Will Donald Trump’s success in Pennsylvania inspire copy-cat campaigns for governor? Looks like we already have one.
If you haven’t heard of state Sen. Scott Wagner yet, trust me, you will.
He’s a wealthy waste-management entrepreneur who beat the Republican establishment to get into office, and he’s already said he’ll run for governor in 2018.
Wagner was for years a conservative outsider in York County, criticizing mainstream Republicans as soft on conservative principles and beholden to special interests.
He’d often finance the campaigns of conservative challengers to GOP incumbents, not the kind of thing that endears you to party leaders.
Two years ago, Wagner ran against the party-backed candidate in a special election and won his seat with write-in votes, a stunning achievement not unlike Trump beating a Republican presidential field stocked with establishment candidates.
Wagner’s win put the outsider on the inside in Harrisburg, and party leaders soon learned he wouldn’t be a quiet member of the Senate caucus.
“I’m going to be sitting in the back room with a baseball bat, and leadership’s going to start doing things for Pennsylvania that needs done,” Wagner said in a November 2014 appearance on Dom Giordano’s radio show.
Wagner had an impact soon enough.
He was part of a group that ousted Delaware County Sen. Dominic Pileggi, a moderate, from the post of majority leader, replacing him with Jake Corman of Centre County, who’s more conservative.
But Wagner spent plenty of his own money to support Republican candidates, and he’s now an accepted leader of the party.
I saw him in July, when was a featured speaker at a caucus of the Pennsylvania delegation at the Republican National Convention in Cleveland.
“Let me tell ya, I’m in the garbage business,” he said, “and I am probably the most competitive person in the world.”
It’s interesting that he made his fortune in the solid-waste industry in York County, where Gov. Tom Wolf ran his family’s business.
Wagner showed his competitive mettle this year when he chaired the Pennsylvania Senate Republican Campaign Committee. The party won four competitive seats and captured a super-majority in the Senate, a 34-16 margin over Democrats.
Wagner didn’t just lead. Joe Aronson, director of the Pennsylvania Senate Democratic Campaign Committee, said Wagner invested personally, especially in knocking off first-term Erie Democrat Sean Wiley.
“Between his own personal funds and the political action committees he controls, he put over a half a million dollars into that race,” Aronson said.
When I took a look at the campaign finance reports filed so far this year (post-election reports aren’t due till December), I tallied $668,000 in Wagner contributions to Republican candidates and party committees.

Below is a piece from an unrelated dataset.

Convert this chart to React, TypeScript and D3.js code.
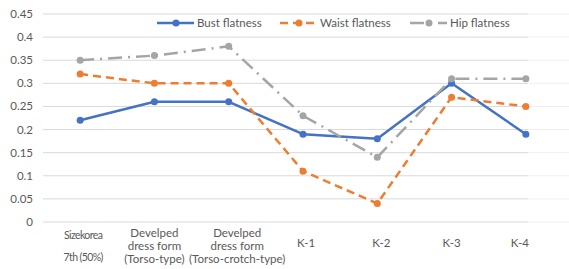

That’s just through Oct. 24, a full two weeks before the election.
The next race
Wagner didn’t return my calls, but he’s said more than once he identifies with Trump as a businessman who wants to shake things up.
He’s said he’ll formally announce his run for governor in January, and that he’ll write a seven-figure check to his own campaign fund.
Can he pull it off? First, he has to win a Republican primary.
I called Gloria Lee Snover, chair of the Northampton County Republican Party, an early and avid Trump supporter.
She said she likes Wagner’s business background and no-nonsense approach, but wonders whether he’s likable enough to win. Maybe, she said. She’s just not sure.
“However,” she added, “I think there’s going to be other businessmen who run as well. I think you’re going to see several mini-Donald Trumps come out in this race.”
Snover said she’s already been approached by one she won’t name.
Franklin & Marshall professor Stephen Medvic made an interesting point — that Wagner’s success might depend on how the Trump presidency is regarded. If Trump does well, more voters might be willing to go for a businessman with little government experience.
On the other hand, he said, “If the first year is really rocky for Donald Trump, people may say, ‘Well, another person who’s successful in business but doesn’t have a lot of government experience, who’s burned some bridges and made some enemies, maybe that’s not the way to go.'”
There are many other potential Republican candidates, including Senate Majority leader Corman, House Speaker Mike Turzai, and western Pennsylvania Congressman Mike Kelly.
Snover said she thinks it could be a crowded field, and she’d like to see one of them “take a leap of faith” and instead challenge Democratic U.S. Sen. Bob Casey, who’s also up for re-election in 2018.